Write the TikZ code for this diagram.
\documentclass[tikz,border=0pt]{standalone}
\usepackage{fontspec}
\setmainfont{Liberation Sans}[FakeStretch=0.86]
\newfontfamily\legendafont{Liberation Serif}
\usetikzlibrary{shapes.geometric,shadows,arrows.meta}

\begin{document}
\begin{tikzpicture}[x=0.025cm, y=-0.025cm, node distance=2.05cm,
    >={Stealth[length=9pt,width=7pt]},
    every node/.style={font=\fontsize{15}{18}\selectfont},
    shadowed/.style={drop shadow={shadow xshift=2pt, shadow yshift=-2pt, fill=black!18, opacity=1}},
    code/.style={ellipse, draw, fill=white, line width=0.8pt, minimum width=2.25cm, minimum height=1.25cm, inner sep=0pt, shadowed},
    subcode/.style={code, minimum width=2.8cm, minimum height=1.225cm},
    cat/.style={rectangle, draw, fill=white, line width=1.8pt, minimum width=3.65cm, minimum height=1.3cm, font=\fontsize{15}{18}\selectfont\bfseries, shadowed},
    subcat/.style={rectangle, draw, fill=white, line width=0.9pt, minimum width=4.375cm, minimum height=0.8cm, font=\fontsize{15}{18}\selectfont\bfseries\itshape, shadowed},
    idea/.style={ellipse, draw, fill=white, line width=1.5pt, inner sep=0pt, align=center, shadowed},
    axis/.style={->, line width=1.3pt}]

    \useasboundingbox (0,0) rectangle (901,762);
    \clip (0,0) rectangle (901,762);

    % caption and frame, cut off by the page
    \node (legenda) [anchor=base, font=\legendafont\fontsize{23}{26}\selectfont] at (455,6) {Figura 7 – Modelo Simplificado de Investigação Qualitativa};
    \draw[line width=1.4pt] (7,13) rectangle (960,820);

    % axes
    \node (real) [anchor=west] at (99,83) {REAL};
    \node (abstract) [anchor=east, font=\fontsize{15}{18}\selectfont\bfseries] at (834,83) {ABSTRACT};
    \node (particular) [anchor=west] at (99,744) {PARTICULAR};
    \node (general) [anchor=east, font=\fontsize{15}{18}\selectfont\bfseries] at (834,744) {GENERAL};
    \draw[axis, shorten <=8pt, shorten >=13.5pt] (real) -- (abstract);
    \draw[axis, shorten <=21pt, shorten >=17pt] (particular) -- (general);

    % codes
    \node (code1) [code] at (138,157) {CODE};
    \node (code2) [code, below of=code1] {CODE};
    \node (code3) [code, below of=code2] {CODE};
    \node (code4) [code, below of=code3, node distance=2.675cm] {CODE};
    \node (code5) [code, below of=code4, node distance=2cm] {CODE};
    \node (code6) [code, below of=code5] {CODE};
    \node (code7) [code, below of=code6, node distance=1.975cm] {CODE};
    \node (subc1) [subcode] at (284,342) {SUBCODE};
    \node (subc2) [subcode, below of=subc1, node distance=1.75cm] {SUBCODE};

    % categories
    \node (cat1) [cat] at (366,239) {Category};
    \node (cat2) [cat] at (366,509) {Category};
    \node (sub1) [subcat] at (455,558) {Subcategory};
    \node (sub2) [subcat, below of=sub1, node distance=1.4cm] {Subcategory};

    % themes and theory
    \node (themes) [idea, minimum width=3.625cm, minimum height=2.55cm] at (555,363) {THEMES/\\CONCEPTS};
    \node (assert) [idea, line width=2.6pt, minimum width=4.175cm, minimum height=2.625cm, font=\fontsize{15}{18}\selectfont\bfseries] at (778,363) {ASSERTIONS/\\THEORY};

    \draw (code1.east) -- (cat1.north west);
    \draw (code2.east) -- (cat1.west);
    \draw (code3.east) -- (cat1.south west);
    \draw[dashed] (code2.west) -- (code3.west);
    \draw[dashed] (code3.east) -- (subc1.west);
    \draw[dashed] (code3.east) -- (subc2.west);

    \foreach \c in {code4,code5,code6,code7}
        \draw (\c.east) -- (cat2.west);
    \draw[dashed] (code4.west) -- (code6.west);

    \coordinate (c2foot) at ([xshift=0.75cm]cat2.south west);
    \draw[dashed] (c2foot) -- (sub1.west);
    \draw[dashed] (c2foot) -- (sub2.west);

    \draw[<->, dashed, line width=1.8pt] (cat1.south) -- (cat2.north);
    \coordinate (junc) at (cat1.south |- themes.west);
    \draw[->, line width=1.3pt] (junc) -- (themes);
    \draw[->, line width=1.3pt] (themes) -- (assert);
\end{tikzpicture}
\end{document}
# # # # #
**OBJECTIVE:** Transcribe the full listing above without leaving anything out.

**TASK OUTPUT:**
Write the TikZ code for this diagram.
\documentclass[tikz,border=0pt]{standalone}
\usepackage{fontspec}
\setmainfont{Liberation Sans}[FakeStretch=0.86]
\newfontfamily\legendafont{Liberation Serif}
\usetikzlibrary{shapes.geometric,shadows,arrows.meta}

\begin{document}
\begin{tikzpicture}[x=0.025cm, y=-0.025cm, node distance=2.05cm,
    >={Stealth[length=9pt,width=7pt]},
    every node/.style={font=\fontsize{15}{18}\selectfont},
    shadowed/.style={drop shadow={shadow xshift=2pt, shadow yshift=-2pt, fill=black!18, opacity=1}},
    code/.style={ellipse, draw, fill=white, line width=0.8pt, minimum width=2.25cm, minimum height=1.25cm, inner sep=0pt, shadowed},
    subcode/.style={code, minimum width=2.8cm, minimum height=1.225cm},
    cat/.style={rectangle, draw, fill=white, line width=1.8pt, minimum width=3.65cm, minimum height=1.3cm, font=\fontsize{15}{18}\selectfont\bfseries, shadowed},
    subcat/.style={rectangle, draw, fill=white, line width=0.9pt, minimum width=4.375cm, minimum height=0.8cm, font=\fontsize{15}{18}\selectfont\bfseries\itshape, shadowed},
    idea/.style={ellipse, draw, fill=white, line width=1.5pt, inner sep=0pt, align=center, shadowed},
    axis/.style={->, line width=1.3pt}]

    \useasboundingbox (0,0) rectangle (901,762);
    \clip (0,0) rectangle (901,762);

    % caption and frame, cut off by the page
    \node (legenda) [anchor=base, font=\legendafont\fontsize{23}{26}\selectfont] at (455,6) {Figura 7 – Modelo Simplificado de Investigação Qualitativa};
    \draw[line width=1.4pt] (7,13) rectangle (960,820);

    % axes
    \node (real) [anchor=west] at (99,83) {REAL};
    \node (abstract) [anchor=east, font=\fontsize{15}{18}\selectfont\bfseries] at (834,83) {ABSTRACT};
    \node (particular) [anchor=west] at (99,744) {PARTICULAR};
    \node (general) [anchor=east, font=\fontsize{15}{18}\selectfont\bfseries] at (834,744) {GENERAL};
    \draw[axis, shorten <=8pt, shorten >=13.5pt] (real) -- (abstract);
    \draw[axis, shorten <=21pt, shorten >=17pt] (particular) -- (general);

    % codes
    \node (code1) [code] at (138,157) {CODE};
    \node (code2) [code, below of=code1] {CODE};
    \node (code3) [code, below of=code2] {CODE};
    \node (code4) [code, below of=code3, node distance=2.675cm] {CODE};
    \node (code5) [code, below of=code4, node distance=2cm] {CODE};
    \node (code6) [code, below of=code5] {CODE};
    \node (code7) [code, below of=code6, node distance=1.975cm] {CODE};
    \node (subc1) [subcode] at (284,342) {SUBCODE};
    \node (subc2) [subcode, below of=subc1, node distance=1.75cm] {SUBCODE};

    % categories
    \node (cat1) [cat] at (366,239) {Category};
    \node (cat2) [cat] at (366,509) {Category};
    \node (sub1) [subcat] at (455,558) {Subcategory};
    \node (sub2) [subcat, below of=sub1, node distance=1.4cm] {Subcategory};

    % themes and theory
    \node (themes) [idea, minimum width=3.625cm, minimum height=2.55cm] at (555,363) {THEMES/\\CONCEPTS};
    \node (assert) [idea, line width=2.6pt, minimum width=4.175cm, minimum height=2.625cm, font=\fontsize{15}{18}\selectfont\bfseries] at (778,363) {ASSERTIONS/\\THEORY};

    \draw (code1.east) -- (cat1.north west);
    \draw (code2.east) -- (cat1.west);
    \draw (code3.east) -- (cat1.south west);
    \draw[dashed] (code2.west) -- (code3.west);
    \draw[dashed] (code3.east) -- (subc1.west);
    \draw[dashed] (code3.east) -- (subc2.west);

    \foreach \c in {code4,code5,code6,code7}
        \draw (\c.east) -- (cat2.west);
    \draw[dashed] (code4.west) -- (code6.west);

    \coordinate (c2foot) at ([xshift=0.75cm]cat2.south west);
    \draw[dashed] (c2foot) -- (sub1.west);
    \draw[dashed] (c2foot) -- (sub2.west);

    \draw[<->, dashed, line width=1.8pt] (cat1.south) -- (cat2.north);
    \coordinate (junc) at (cat1.south |- themes.west);
    \draw[->, line width=1.3pt] (junc) -- (themes);
    \draw[->, line width=1.3pt] (themes) -- (assert);
\end{tikzpicture}
\end{document}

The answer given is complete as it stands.